** start of Provided information **
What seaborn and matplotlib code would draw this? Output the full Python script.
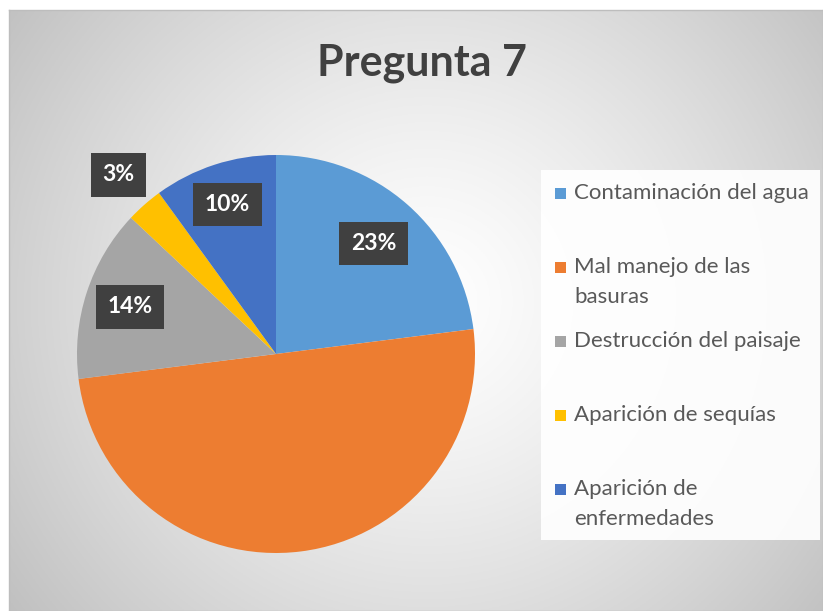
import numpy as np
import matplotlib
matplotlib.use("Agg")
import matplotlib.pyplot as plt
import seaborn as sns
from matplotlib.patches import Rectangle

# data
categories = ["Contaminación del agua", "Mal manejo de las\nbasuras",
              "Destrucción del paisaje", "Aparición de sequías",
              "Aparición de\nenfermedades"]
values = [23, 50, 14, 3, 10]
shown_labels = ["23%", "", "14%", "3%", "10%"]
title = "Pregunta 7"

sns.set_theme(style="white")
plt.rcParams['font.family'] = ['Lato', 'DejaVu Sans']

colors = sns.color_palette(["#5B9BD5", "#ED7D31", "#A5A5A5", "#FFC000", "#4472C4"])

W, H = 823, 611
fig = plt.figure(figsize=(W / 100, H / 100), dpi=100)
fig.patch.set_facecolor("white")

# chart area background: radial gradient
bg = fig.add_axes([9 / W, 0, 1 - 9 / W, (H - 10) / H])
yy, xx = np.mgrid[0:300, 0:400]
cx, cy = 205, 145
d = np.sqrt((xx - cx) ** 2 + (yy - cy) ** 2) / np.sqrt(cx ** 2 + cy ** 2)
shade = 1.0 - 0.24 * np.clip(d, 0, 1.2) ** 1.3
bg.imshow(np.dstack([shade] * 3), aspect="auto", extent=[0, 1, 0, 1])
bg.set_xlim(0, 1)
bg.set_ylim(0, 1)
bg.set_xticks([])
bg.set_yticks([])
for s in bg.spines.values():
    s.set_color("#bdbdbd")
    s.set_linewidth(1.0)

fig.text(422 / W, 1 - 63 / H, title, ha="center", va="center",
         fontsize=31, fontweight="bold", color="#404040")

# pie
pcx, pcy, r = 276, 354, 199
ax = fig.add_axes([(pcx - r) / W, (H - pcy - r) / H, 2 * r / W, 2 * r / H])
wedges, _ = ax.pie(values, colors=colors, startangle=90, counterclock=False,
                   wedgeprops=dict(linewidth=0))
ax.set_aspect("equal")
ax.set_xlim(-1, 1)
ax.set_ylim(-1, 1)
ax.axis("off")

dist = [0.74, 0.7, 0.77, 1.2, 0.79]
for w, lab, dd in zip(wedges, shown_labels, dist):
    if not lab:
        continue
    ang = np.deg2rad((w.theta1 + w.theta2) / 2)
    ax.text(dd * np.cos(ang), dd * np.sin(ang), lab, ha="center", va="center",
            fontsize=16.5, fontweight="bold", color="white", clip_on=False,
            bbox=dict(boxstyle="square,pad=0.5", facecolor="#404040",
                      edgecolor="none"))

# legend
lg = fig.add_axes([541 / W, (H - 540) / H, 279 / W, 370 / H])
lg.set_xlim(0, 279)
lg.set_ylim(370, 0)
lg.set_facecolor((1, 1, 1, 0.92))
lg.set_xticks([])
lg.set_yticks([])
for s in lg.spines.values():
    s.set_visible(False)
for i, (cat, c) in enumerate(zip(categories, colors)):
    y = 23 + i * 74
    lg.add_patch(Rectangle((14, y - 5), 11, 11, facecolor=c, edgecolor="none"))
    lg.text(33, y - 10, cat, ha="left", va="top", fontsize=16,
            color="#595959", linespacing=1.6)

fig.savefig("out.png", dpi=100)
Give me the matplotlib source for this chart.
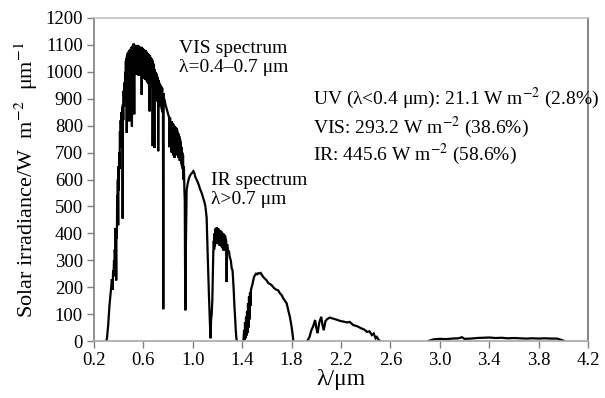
** end of Provided information **
• Work to be completed: Using the records above, gather all lines where the string "this" is present.

• Complete answer:
What seaborn and matplotlib code would draw this? Output the full Python script.
Give me the matplotlib source for this chart.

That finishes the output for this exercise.